» Provided material:
■ ■ ■ ■ ■ ■ ■
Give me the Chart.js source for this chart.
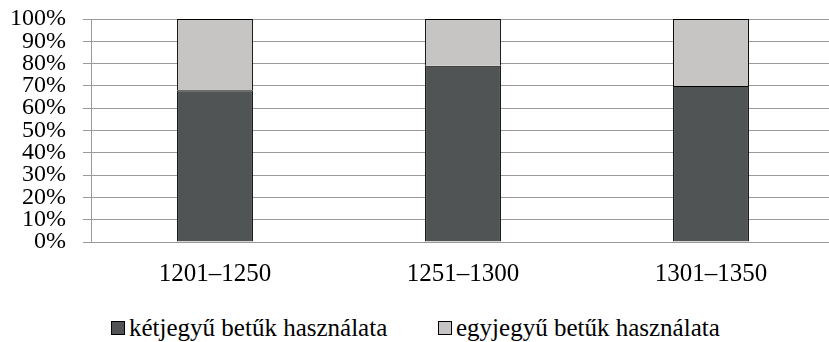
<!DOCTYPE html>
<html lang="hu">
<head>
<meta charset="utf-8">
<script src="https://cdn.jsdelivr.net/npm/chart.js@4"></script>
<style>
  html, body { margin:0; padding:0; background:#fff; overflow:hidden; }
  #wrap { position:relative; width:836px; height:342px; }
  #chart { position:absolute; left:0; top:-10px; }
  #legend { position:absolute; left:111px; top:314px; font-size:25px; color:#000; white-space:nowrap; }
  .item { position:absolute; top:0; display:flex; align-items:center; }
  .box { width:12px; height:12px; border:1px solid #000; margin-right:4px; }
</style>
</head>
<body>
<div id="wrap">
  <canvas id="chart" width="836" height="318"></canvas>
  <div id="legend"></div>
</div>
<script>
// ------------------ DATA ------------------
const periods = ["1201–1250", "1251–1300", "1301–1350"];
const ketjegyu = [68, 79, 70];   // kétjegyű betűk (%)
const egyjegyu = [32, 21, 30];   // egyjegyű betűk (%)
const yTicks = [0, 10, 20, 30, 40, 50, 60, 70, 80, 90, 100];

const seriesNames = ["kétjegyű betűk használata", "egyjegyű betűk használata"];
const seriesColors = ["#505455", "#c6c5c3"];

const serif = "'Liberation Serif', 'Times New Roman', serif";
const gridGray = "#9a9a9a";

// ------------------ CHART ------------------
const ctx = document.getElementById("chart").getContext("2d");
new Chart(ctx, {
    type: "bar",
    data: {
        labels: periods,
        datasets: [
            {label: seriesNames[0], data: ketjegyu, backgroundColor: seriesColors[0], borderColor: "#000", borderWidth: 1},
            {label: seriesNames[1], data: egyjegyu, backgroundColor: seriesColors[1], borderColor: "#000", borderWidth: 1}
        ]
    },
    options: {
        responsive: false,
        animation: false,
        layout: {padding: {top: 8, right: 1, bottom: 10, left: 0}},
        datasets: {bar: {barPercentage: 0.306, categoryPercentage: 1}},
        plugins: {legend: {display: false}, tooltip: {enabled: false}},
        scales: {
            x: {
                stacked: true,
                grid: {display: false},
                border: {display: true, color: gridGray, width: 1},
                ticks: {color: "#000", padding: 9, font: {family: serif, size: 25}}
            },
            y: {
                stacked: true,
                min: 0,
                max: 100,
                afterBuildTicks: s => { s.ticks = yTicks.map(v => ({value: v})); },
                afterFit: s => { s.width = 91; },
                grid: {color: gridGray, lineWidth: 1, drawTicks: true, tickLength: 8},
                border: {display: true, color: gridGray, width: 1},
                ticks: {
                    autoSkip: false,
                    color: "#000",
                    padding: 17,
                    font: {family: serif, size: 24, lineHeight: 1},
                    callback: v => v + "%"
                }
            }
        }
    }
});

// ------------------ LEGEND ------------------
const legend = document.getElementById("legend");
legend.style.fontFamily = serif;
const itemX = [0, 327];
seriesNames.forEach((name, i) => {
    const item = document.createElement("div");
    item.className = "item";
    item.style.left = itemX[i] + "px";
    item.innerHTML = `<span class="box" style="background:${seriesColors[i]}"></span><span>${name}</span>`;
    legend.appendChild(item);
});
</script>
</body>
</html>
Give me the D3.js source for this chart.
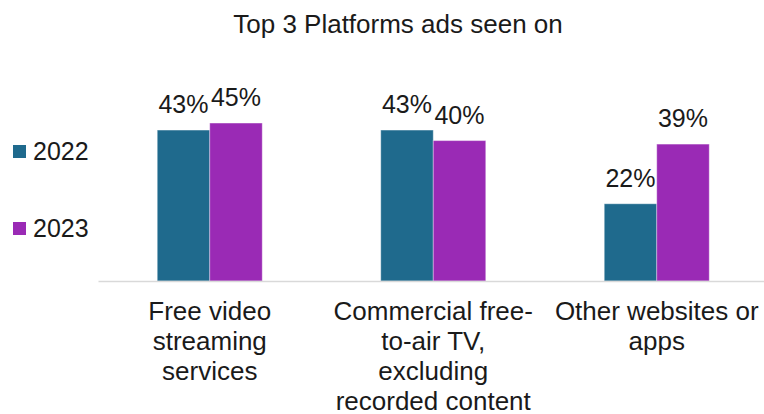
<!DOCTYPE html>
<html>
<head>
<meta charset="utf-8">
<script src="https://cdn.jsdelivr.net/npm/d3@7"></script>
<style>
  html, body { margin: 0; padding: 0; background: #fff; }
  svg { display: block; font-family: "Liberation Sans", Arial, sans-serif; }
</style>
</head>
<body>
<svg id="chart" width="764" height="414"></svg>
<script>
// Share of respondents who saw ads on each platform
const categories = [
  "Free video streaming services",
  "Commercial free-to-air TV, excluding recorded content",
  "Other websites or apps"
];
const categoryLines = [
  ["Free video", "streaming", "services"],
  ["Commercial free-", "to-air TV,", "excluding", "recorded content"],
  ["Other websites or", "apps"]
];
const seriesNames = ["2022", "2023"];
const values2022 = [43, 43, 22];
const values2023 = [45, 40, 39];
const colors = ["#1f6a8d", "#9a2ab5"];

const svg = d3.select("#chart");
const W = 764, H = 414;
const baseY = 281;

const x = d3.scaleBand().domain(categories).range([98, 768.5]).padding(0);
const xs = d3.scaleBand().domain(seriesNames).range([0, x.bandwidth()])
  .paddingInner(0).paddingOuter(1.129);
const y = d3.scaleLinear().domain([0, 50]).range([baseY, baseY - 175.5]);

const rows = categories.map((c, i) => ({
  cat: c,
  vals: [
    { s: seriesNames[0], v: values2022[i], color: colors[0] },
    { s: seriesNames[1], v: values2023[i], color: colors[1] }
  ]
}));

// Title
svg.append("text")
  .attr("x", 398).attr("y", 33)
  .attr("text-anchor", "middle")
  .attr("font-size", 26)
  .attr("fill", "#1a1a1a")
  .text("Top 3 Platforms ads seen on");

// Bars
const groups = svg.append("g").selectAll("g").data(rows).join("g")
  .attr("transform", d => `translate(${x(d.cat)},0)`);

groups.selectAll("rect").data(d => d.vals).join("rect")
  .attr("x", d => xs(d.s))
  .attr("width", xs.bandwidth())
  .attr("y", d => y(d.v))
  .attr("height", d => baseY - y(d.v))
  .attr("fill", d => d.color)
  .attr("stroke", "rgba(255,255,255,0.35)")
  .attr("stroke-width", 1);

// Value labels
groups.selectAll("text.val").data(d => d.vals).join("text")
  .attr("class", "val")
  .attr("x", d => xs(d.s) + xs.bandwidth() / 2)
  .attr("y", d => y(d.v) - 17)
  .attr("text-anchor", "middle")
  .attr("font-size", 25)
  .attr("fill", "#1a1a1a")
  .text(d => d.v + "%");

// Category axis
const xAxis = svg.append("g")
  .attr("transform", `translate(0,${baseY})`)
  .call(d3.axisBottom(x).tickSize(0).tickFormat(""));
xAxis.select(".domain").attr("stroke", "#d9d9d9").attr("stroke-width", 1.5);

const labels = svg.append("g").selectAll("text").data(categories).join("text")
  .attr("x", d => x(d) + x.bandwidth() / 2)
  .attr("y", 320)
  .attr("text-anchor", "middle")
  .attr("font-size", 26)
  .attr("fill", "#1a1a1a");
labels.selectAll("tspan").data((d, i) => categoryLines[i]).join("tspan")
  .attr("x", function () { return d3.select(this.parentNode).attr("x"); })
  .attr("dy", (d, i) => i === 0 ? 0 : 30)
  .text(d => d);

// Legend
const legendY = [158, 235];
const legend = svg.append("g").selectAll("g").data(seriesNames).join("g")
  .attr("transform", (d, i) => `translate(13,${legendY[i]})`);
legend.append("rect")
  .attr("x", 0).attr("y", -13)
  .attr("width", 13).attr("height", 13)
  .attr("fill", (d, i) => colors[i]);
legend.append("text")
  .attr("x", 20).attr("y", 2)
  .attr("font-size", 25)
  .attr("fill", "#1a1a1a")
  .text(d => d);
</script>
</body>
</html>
■ ■ ■ ■ ■ ■ ■
Repeat the records word for word. Any picture in them should be left out.

Give me the Chart.js source for this chart.
<!DOCTYPE html>
<html lang="hu">
<head>
<meta charset="utf-8">
<script src="https://cdn.jsdelivr.net/npm/chart.js@4"></script>
<style>
  html, body { margin:0; padding:0; background:#fff; overflow:hidden; }
  #wrap { position:relative; width:836px; height:342px; }
  #chart { position:absolute; left:0; top:-10px; }
  #legend { position:absolute; left:111px; top:314px; font-size:25px; color:#000; white-space:nowrap; }
  .item { position:absolute; top:0; display:flex; align-items:center; }
  .box { width:12px; height:12px; border:1px solid #000; margin-right:4px; }
</style>
</head>
<body>
<div id="wrap">
  <canvas id="chart" width="836" height="318"></canvas>
  <div id="legend"></div>
</div>
<script>
// ------------------ DATA ------------------
const periods = ["1201–1250", "1251–1300", "1301–1350"];
const ketjegyu = [68, 79, 70];   // kétjegyű betűk (%)
const egyjegyu = [32, 21, 30];   // egyjegyű betűk (%)
const yTicks = [0, 10, 20, 30, 40, 50, 60, 70, 80, 90, 100];

const seriesNames = ["kétjegyű betűk használata", "egyjegyű betűk használata"];
const seriesColors = ["#505455", "#c6c5c3"];

const serif = "'Liberation Serif', 'Times New Roman', serif";
const gridGray = "#9a9a9a";

// ------------------ CHART ------------------
const ctx = document.getElementById("chart").getContext("2d");
new Chart(ctx, {
    type: "bar",
    data: {
        labels: periods,
        datasets: [
            {label: seriesNames[0], data: ketjegyu, backgroundColor: seriesColors[0], borderColor: "#000", borderWidth: 1},
            {label: seriesNames[1], data: egyjegyu, backgroundColor: seriesColors[1], borderColor: "#000", borderWidth: 1}
        ]
    },
    options: {
        responsive: false,
        animation: false,
        layout: {padding: {top: 8, right: 1, bottom: 10, left: 0}},
        datasets: {bar: {barPercentage: 0.306, categoryPercentage: 1}},
        plugins: {legend: {display: false}, tooltip: {enabled: false}},
        scales: {
            x: {
                stacked: true,
                grid: {display: false},
                border: {display: true, color: gridGray, width: 1},
                ticks: {color: "#000", padding: 9, font: {family: serif, size: 25}}
            },
            y: {
                stacked: true,
                min: 0,
                max: 100,
                afterBuildTicks: s => { s.ticks = yTicks.map(v => ({value: v})); },
                afterFit: s => { s.width = 91; },
                grid: {color: gridGray, lineWidth: 1, drawTicks: true, tickLength: 8},
                border: {display: true, color: gridGray, width: 1},
                ticks: {
                    autoSkip: false,
                    color: "#000",
                    padding: 17,
                    font: {family: serif, size: 24, lineHeight: 1},
                    callback: v => v + "%"
                }
            }
        }
    }
});

// ------------------ LEGEND ------------------
const legend = document.getElementById("legend");
legend.style.fontFamily = serif;
const itemX = [0, 327];
seriesNames.forEach((name, i) => {
    const item = document.createElement("div");
    item.className = "item";
    item.style.left = itemX[i] + "px";
    item.innerHTML = `<span class="box" style="background:${seriesColors[i]}"></span><span>${name}</span>`;
    legend.appendChild(item);
});
</script>
</body>
</html>
Give me the D3.js source for this chart.
<!DOCTYPE html>
<html>
<head>
<meta charset="utf-8">
<script src="https://cdn.jsdelivr.net/npm/d3@7"></script>
<style>
  html, body { margin: 0; padding: 0; background: #fff; }
  svg { display: block; font-family: "Liberation Sans", Arial, sans-serif; }
</style>
</head>
<body>
<svg id="chart" width="764" height="414"></svg>
<script>
// Share of respondents who saw ads on each platform
const categories = [
  "Free video streaming services",
  "Commercial free-to-air TV, excluding recorded content",
  "Other websites or apps"
];
const categoryLines = [
  ["Free video", "streaming", "services"],
  ["Commercial free-", "to-air TV,", "excluding", "recorded content"],
  ["Other websites or", "apps"]
];
const seriesNames = ["2022", "2023"];
const values2022 = [43, 43, 22];
const values2023 = [45, 40, 39];
const colors = ["#1f6a8d", "#9a2ab5"];

const svg = d3.select("#chart");
const W = 764, H = 414;
const baseY = 281;

const x = d3.scaleBand().domain(categories).range([98, 768.5]).padding(0);
const xs = d3.scaleBand().domain(seriesNames).range([0, x.bandwidth()])
  .paddingInner(0).paddingOuter(1.129);
const y = d3.scaleLinear().domain([0, 50]).range([baseY, baseY - 175.5]);

const rows = categories.map((c, i) => ({
  cat: c,
  vals: [
    { s: seriesNames[0], v: values2022[i], color: colors[0] },
    { s: seriesNames[1], v: values2023[i], color: colors[1] }
  ]
}));

// Title
svg.append("text")
  .attr("x", 398).attr("y", 33)
  .attr("text-anchor", "middle")
  .attr("font-size", 26)
  .attr("fill", "#1a1a1a")
  .text("Top 3 Platforms ads seen on");

// Bars
const groups = svg.append("g").selectAll("g").data(rows).join("g")
  .attr("transform", d => `translate(${x(d.cat)},0)`);

groups.selectAll("rect").data(d => d.vals).join("rect")
  .attr("x", d => xs(d.s))
  .attr("width", xs.bandwidth())
  .attr("y", d => y(d.v))
  .attr("height", d => baseY - y(d.v))
  .attr("fill", d => d.color)
  .attr("stroke", "rgba(255,255,255,0.35)")
  .attr("stroke-width", 1);

// Value labels
groups.selectAll("text.val").data(d => d.vals).join("text")
  .attr("class", "val")
  .attr("x", d => xs(d.s) + xs.bandwidth() / 2)
  .attr("y", d => y(d.v) - 17)
  .attr("text-anchor", "middle")
  .attr("font-size", 25)
  .attr("fill", "#1a1a1a")
  .text(d => d.v + "%");

// Category axis
const xAxis = svg.append("g")
  .attr("transform", `translate(0,${baseY})`)
  .call(d3.axisBottom(x).tickSize(0).tickFormat(""));
xAxis.select(".domain").attr("stroke", "#d9d9d9").attr("stroke-width", 1.5);

const labels = svg.append("g").selectAll("text").data(categories).join("text")
  .attr("x", d => x(d) + x.bandwidth() / 2)
  .attr("y", 320)
  .attr("text-anchor", "middle")
  .attr("font-size", 26)
  .attr("fill", "#1a1a1a");
labels.selectAll("tspan").data((d, i) => categoryLines[i]).join("tspan")
  .attr("x", function () { return d3.select(this.parentNode).attr("x"); })
  .attr("dy", (d, i) => i === 0 ? 0 : 30)
  .text(d => d);

// Legend
const legendY = [158, 235];
const legend = svg.append("g").selectAll("g").data(seriesNames).join("g")
  .attr("transform", (d, i) => `translate(13,${legendY[i]})`);
legend.append("rect")
  .attr("x", 0).attr("y", -13)
  .attr("width", 13).attr("height", 13)
  .attr("fill", (d, i) => colors[i]);
legend.append("text")
  .attr("x", 20).attr("y", 2)
  .attr("font-size", 25)
  .attr("fill", "#1a1a1a")
  .text(d => d);
</script>
</body>
</html>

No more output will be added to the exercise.